La
victoria de Macron permite respirar con cierta tranquilidad a la democracia francesa
durante al menos cinco años más. Sin embargo, el mar de fondo de insatisfacción
con el actual estado de cosas por parte de los grupos sociales menos
privilegiados tiene visos de continuar, e incluso de agravarse, en el
quinquenato que se inicia estos días.
Recientemente,
he leído un par de artículos periodísticos que invitan a acometer una reflexión
muy seria sobre el actual estado de cosas. Uno
de ellos comenta la obra Le crépuscule de la
France d'en haut (El crepúsculo de la Francia de arriba)
escrito por el geógrafo Christophe Guilluy (un izquierdista celebrado por la
derecha, según se señala aquí).
Este libro denuncia las tremendas desigualdades entre la Francia de las grandes
ciudades (cosmopolita, beneficiada por la globalización) y la Francia de las
provincias. Guilly describe el ascenso de una nueva burguesía, de una nueva
clase social, con alto nivel educativo que ocupa las posiciones clave del CAC40
(equivalente al español Ibex35) y genera ese discurso legitimador de la actual sociedad
globalizada que no duda en considerar retrógrados (serían buena parte de los
votantes del Frente Nacional) a quienes no se adaptan a los nuevos tiempos.
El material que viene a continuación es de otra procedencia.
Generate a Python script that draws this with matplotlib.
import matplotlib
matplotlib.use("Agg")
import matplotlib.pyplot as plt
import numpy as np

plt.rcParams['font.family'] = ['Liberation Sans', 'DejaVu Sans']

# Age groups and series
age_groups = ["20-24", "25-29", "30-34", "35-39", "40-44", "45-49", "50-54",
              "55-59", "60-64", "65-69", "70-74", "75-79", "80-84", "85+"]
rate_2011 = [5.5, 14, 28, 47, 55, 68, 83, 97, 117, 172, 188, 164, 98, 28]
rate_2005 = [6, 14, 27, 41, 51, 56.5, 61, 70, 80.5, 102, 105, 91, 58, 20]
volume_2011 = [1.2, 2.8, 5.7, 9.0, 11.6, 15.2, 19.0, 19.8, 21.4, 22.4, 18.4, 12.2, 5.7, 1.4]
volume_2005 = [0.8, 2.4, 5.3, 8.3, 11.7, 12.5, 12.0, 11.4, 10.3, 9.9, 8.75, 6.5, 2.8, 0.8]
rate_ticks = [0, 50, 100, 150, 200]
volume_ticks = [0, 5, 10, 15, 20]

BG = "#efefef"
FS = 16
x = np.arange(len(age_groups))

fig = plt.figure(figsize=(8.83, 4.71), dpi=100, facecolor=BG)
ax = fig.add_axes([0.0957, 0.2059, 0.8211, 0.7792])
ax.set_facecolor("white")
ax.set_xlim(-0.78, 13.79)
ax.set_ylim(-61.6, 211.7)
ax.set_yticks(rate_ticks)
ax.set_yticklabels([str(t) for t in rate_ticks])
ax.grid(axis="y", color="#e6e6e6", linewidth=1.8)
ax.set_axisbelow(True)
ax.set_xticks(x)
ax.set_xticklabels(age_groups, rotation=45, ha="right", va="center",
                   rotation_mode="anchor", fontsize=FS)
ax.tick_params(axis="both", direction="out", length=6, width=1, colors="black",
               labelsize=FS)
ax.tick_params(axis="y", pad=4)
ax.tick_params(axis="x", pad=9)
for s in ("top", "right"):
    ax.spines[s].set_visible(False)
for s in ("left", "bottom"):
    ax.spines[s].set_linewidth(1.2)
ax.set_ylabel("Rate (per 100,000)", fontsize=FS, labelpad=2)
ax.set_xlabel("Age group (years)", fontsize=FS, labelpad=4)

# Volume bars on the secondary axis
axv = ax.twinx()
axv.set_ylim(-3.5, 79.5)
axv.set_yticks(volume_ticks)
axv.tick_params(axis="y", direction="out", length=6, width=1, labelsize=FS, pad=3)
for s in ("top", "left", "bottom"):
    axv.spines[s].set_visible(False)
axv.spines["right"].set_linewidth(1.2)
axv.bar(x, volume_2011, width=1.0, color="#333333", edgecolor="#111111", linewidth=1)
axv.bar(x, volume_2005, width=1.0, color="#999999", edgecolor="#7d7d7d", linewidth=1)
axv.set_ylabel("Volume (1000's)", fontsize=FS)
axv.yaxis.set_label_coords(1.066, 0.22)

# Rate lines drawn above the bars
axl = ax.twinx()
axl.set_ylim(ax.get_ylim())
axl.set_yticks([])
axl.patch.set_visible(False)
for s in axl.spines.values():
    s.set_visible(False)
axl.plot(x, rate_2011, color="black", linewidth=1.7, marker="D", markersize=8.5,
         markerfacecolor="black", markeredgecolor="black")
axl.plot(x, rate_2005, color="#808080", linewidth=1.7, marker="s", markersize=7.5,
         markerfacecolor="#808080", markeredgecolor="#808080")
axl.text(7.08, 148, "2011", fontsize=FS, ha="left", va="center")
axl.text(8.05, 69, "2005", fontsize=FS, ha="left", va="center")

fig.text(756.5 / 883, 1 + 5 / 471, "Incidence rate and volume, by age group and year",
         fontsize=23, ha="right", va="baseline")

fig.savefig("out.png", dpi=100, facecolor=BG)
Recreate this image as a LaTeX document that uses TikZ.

Es un
tipo de narrativa que recuerda mucho al supuesto espíritu modernizador del que
hacen gala tantos dirigentes del PP, especialmente los más jóvenes.
El otro artículo ha sido publicado
en el New
York Times por el novelista francés Edouard Louis con el significativo
título de “¿Por qué mi padre vota a Le Pen?”. Louis describe su infancia en un
pequeño pueblo del norte de Francia en el que la práctica totalidad de la
población trabajaba en la misma fábrica. Su padre dejó de trabajar antes de los
despidos masivos debido a un terrible accidente laboral que terminó por llevar
a la pobreza a su familia (completada con una madre ama de casa y cuatro
hermanos más). Antes de aprender a leer, Louis –nacido en la década de los
noventa- ya sabía lo que era pasar hambre y tener que ir a casa de sus tíos
para pedir comida. A los dieciocho años tuvo la suerte de convertirse en
estudiante de Filosofía en París (fue el primer miembro de su familia en llegar
a la universidad). El contraste entre el ambiente parisino y el de su localidad
natal, le llevó a escribir un libro sobre su experiencia personal en el norte
de Francia. En un muestra clara de la preocupante ignorancia de que hace gala
la Francia acomodada de la otra Francia, el primer editor –parisino, para más
señas- rechazó el manuscrito aduciendo
que la pobreza descrita en su novela había dejado de existir hacía más de un
siglo. No es extraño que Louis considerase que la gente de la que se habla en
las noticias no es nunca la de su infancia y adolescencia. Toda su familia vota
a Le Pen –antes al padre y ahora a su hija- y lo hace, entre otros posibles
motivos, en un intento claro de luchar por la visibilidad social que alimenta
la demagogia del Frente Nacional –en claro paralelismo con la practicada al
otro lado del Atlántico por Trump-. El partido socialista hace tiempo que dejó
de hablar de la desigualdad de clase o de la pobreza para refugiarse en un
lenguaje tecnocrático que oculta su genuflexión ante el neoliberalismo.
En estas condiciones, y tal como se
puede ver en el cuadro
de más abajo, nada tiene de extraño que Le Pen haya obtenido más votos
entre la clase obrera que Macron (56% frente a un 44%).